As always, comments welcome…

Advertisements

2008 post: Python for Perl Programmers (and Bioinformatics people)

Uh, this is so old that it should be skipped, I think… I’m keeping it up for archival sake

keywords:

Mark Bieda python getting started quick tips hints tutorial

I wanted to write a short post about getting started in python.

What you will like about Python as a perl person:
(1) A great thing is the interpreter. This will allow really rapid learning of python. For a perl person, python should come really fast. I was very, very surprised at how quickly I was writing actually useful (not toy) programs to manipulate things.
(2) It is easy to install in windows and has a decent editor/run environment (IDLE). Python is now a standard part of Linux distros, except for the smallest ones (perl is everywhere, so an advantage to perl here, but only a small one).

Some key things:
(1) The online manuals for python are good (but maybe not great). The Guido tutorial is key; make sure that you get the latest one.
(2) If you like to have a book on the python around (I always do for my programming language du jour), then make sure that you have the most recent one.
(3) Why the emphasis on the most recent? Python has added key new features in recent times – like even since version 2.4! So make sure that you have the latest documentation.

Installation and Usage:
(1) For windows people, use the IDLE editor. Really. You will find it very easy to use and efficient. It comes in the download, so no installation deal.
(2) To learn python really fast, just play with commands in the interpreter window. It really is easy and efficient – a very quick way to get up to speed on things.

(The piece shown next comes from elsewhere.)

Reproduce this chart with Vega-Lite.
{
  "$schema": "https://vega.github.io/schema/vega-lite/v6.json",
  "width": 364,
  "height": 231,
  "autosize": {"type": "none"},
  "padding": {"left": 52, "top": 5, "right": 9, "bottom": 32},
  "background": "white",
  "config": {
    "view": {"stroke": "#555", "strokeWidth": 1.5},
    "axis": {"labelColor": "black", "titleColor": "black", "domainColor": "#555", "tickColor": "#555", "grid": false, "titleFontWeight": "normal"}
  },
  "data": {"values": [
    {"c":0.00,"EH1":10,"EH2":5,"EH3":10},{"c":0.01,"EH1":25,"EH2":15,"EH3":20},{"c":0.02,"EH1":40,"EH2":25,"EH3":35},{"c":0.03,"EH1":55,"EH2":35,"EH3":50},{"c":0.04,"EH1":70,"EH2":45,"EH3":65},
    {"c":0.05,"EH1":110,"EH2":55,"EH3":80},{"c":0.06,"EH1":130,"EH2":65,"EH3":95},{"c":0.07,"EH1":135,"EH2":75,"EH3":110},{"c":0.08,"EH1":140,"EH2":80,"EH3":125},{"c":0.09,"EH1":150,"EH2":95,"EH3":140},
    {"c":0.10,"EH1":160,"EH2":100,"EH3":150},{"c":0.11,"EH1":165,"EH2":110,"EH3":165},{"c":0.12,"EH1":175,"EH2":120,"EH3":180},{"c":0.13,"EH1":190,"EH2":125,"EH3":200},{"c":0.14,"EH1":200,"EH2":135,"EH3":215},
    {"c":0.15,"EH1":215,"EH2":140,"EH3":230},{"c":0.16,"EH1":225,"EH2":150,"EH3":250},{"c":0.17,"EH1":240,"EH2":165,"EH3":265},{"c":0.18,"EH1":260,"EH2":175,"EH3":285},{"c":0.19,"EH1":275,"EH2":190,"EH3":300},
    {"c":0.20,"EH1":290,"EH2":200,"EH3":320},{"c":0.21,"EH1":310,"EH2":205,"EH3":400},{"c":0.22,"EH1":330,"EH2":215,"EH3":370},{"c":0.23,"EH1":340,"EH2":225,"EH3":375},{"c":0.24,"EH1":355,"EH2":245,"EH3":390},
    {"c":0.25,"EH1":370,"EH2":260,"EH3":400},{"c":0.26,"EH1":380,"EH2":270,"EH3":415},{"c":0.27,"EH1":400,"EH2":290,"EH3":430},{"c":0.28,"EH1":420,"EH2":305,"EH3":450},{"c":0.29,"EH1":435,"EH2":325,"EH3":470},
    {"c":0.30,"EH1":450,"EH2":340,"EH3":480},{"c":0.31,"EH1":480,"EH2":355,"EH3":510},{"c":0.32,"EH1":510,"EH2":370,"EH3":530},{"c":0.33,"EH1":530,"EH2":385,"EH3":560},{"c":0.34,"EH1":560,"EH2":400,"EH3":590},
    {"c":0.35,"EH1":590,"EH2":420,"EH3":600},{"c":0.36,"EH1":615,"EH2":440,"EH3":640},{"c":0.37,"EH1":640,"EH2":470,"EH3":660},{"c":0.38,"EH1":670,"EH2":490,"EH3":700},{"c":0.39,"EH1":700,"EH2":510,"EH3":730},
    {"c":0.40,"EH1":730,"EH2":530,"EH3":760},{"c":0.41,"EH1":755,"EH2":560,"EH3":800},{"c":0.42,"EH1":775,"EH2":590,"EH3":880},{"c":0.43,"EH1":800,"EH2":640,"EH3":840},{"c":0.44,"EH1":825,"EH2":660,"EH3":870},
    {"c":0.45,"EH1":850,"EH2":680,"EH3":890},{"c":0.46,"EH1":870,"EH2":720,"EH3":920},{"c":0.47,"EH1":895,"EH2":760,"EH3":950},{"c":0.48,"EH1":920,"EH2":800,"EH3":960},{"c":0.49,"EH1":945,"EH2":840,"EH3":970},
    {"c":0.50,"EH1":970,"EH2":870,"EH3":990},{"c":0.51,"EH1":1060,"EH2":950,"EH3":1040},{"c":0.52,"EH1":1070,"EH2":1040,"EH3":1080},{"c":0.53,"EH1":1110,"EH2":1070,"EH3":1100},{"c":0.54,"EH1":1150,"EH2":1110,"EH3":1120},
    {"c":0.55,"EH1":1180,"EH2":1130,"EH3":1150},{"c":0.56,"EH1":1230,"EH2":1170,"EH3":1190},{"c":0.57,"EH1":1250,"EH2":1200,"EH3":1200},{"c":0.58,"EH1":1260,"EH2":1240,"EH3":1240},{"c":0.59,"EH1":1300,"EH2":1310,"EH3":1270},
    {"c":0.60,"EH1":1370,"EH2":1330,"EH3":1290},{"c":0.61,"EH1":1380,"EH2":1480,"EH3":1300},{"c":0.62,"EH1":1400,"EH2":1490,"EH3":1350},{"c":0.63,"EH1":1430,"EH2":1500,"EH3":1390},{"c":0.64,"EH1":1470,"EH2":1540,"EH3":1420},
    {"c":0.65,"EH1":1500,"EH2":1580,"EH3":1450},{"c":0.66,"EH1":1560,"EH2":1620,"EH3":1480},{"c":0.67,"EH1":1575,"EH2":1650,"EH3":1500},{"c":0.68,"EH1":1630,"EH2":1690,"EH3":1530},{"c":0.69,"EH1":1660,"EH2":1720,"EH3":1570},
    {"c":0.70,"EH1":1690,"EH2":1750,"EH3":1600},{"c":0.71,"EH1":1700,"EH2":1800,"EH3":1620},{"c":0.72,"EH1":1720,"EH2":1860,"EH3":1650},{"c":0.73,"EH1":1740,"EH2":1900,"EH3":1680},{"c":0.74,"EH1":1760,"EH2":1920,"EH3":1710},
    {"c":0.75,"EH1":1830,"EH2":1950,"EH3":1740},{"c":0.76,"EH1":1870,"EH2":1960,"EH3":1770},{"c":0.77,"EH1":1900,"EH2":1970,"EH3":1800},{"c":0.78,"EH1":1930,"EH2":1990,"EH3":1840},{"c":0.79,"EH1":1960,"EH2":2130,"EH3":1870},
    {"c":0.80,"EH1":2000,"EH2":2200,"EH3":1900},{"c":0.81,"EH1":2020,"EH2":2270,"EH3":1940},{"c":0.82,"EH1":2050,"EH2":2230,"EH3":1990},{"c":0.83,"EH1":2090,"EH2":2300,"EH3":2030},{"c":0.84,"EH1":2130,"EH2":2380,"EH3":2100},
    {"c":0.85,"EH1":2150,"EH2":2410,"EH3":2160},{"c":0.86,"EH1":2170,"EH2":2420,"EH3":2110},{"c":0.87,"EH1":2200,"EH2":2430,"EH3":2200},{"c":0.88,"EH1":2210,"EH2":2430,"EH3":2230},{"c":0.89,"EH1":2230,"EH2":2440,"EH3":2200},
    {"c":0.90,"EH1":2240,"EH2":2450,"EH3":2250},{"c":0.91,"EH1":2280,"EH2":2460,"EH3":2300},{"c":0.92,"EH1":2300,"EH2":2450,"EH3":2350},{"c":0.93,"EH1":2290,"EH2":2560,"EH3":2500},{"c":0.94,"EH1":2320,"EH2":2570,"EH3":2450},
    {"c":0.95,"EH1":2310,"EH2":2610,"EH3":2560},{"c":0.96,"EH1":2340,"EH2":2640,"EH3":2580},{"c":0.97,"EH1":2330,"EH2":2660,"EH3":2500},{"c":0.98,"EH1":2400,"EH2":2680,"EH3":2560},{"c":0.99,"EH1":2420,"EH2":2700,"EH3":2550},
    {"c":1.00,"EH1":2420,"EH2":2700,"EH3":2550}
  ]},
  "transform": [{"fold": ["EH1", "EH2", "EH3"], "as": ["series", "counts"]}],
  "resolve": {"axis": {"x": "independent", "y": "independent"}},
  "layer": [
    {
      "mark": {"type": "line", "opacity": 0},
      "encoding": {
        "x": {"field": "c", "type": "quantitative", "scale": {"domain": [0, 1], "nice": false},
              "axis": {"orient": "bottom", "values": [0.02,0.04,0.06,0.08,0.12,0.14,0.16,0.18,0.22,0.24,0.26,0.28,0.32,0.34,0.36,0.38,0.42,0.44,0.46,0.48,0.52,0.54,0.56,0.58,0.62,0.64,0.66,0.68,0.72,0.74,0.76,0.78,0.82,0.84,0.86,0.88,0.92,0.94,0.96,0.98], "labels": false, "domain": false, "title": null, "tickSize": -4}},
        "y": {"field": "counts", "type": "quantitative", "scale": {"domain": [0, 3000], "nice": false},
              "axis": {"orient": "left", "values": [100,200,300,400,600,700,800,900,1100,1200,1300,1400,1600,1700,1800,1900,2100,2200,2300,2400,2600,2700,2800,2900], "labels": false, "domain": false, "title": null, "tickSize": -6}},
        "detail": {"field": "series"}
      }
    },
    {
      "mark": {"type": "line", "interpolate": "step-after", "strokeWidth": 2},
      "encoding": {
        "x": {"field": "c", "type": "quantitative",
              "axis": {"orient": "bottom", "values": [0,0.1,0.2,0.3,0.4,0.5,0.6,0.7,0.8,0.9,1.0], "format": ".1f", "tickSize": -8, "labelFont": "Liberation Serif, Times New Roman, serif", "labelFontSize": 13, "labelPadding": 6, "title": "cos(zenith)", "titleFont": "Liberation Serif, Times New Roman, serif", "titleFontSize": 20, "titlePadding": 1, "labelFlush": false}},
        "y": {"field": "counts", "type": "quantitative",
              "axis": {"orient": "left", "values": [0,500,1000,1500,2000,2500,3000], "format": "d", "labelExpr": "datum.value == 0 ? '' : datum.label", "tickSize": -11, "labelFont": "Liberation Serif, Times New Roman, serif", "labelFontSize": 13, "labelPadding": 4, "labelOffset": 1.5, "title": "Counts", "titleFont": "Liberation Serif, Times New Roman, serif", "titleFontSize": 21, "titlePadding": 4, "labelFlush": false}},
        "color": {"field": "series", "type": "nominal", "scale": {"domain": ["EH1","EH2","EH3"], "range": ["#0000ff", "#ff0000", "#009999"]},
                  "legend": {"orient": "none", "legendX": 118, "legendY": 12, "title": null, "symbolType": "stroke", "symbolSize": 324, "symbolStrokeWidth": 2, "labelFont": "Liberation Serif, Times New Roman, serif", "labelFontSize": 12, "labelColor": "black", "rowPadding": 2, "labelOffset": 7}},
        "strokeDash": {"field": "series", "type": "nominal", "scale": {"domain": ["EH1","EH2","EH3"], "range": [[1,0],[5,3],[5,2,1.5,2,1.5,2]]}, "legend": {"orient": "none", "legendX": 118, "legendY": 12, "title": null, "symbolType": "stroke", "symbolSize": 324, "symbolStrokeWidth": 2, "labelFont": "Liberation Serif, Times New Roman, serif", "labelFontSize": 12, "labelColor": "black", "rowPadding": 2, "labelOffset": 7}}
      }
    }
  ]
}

Some key things for bioinformatics people, in particular:
(1) Sets. Sets are very nice. Intersection, union… all that stuff that you want to use.
(2) A lot of string manipulation functions (actually methods, technically) are available. These will do a lot of what you would do with regular expressions, but see the next point.
(3) Unfortunately, regular expressions are in an external (but standard library) and are a bit different from perl in usage/implementation.
(4) Like perl, the built-in sorting in python is weird (and annoying to set up to do anything beyond simple), but very useful. Again, here, make sure that you look at the latest documentation.
(5) Sqlite library is now part of the standard package. I haven’t used it yet as part of python – but given that this is a standard part of the distribution, it seems like I could write code that uses it and not worry about portability issues. This is well worth looking at for bioinformatics people.
(6) Remember that tuples are unchangeable (immutable) and lists are changeable. So far, this has led me to be pretty list-oriented, but I am new to this.

I’ll leave it at that for now. I’ll write more about python later on.